I placed a garbage can in Spain and round it was upon my lawn. It raised the curiosity of my boys who immediately ventured to see if they could kick a soccer ball into it. That can took dominion. A chip, a drive, a shot, a pass. What would work? What would bring success? Attempt after attempt they theorized and executed. Trial and error with error yielding to success eventually. Within 25 minutes, they taught themselves to chip the ball into the garbage can.
I came out to praise them with pride. And as I went back to my chores, I asked them if they could do that with the other foot and shuttled off quietly as they took on the challenge.
I share this as this could have played out much differently. I could have called my boys to watch me chip, explaining how to bend the knee, position the foot, and strike downward onto the ball to force it to rise in an arc. I could have delivered explicit instructions. I do know a bit more about football than I know about my phone.
After all, “you have to teach them the basics first.”
A classic study on implicit learning by Masters (1992) discovered that novice golfers taught how to putt through typical golf instructional phrases only performed equal to a group required to learn without any instruction. When both groups were assessed on what they understood about golf putting, the instructed group possessed more explicit knowledge, that is, they could verbalise more tips and rules about how to putt. In contrast, it was reasoned that the uninstructed group learned implicitly, suggesting they knew what to do, but were unable to verbalise how they did it. Interestingly, this is a characteristic possessed by many elite performers. (Damian Farrow, Australian Institute of Sport).

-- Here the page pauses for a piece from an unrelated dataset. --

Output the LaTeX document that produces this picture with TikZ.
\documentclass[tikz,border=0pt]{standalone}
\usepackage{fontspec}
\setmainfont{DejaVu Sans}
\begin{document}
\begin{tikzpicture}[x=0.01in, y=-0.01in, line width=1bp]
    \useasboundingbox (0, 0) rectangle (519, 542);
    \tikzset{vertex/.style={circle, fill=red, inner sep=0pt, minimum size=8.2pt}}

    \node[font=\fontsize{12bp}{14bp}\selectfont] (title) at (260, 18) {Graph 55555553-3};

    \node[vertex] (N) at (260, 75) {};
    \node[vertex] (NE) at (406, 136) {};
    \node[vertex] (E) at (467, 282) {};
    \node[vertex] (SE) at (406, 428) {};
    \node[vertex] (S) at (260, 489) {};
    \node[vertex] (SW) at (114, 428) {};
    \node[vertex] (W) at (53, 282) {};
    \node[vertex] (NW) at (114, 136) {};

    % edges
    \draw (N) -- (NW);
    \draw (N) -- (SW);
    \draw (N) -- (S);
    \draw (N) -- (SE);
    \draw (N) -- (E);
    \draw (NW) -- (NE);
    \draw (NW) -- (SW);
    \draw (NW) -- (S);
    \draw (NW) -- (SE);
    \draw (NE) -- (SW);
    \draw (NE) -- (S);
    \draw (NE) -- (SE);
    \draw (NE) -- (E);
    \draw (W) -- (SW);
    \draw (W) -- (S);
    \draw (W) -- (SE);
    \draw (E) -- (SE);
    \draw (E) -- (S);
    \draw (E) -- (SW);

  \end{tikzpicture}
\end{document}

Poetry and anecdotes aside, where does this leave us?
I suggest that we may not want to blindly adhere to coach centric explicit instruction anymore than we should carelessly chip quality instruction into the garbage can.
I do not believe that players learn sequentially. I certainly do not believe children depend exclusively upon on adults to be capable in any endeavor.
If we meet our mission to nurture talent, we must understand what to provide and when. We must not let children fail in utter frustration depriving them of the support and knowledge we can share with them for their benefit. Nor should we feed our own egos believing that we are the sole source of infinite wisdom.
At TOVO International, we favor implicit instruction first and explicit instruction as determined by the individual needs of the athlete. We play purposefully and observe, observe, and observe some more. If a player can chip a ball on his own then we have done our job through a policy of non-intervention.
Sometimes we are at our best when we are small. We serve through our silence.
When we see a player fail repeatedly we must rescue them from the loss of hope. A well-timed comment may shift failure into opportunity: the opportunity to acquire a skill to be more capable and confident.
So, if you ask me if I believe that children need the basics first, I would suggest that they do not.
If you ask me if we can learn from poetry, smart phones, garbage cans, and caring adults I would say…
“I am full of garbage and full of plenty more ideas to rethink the way we develop talent.”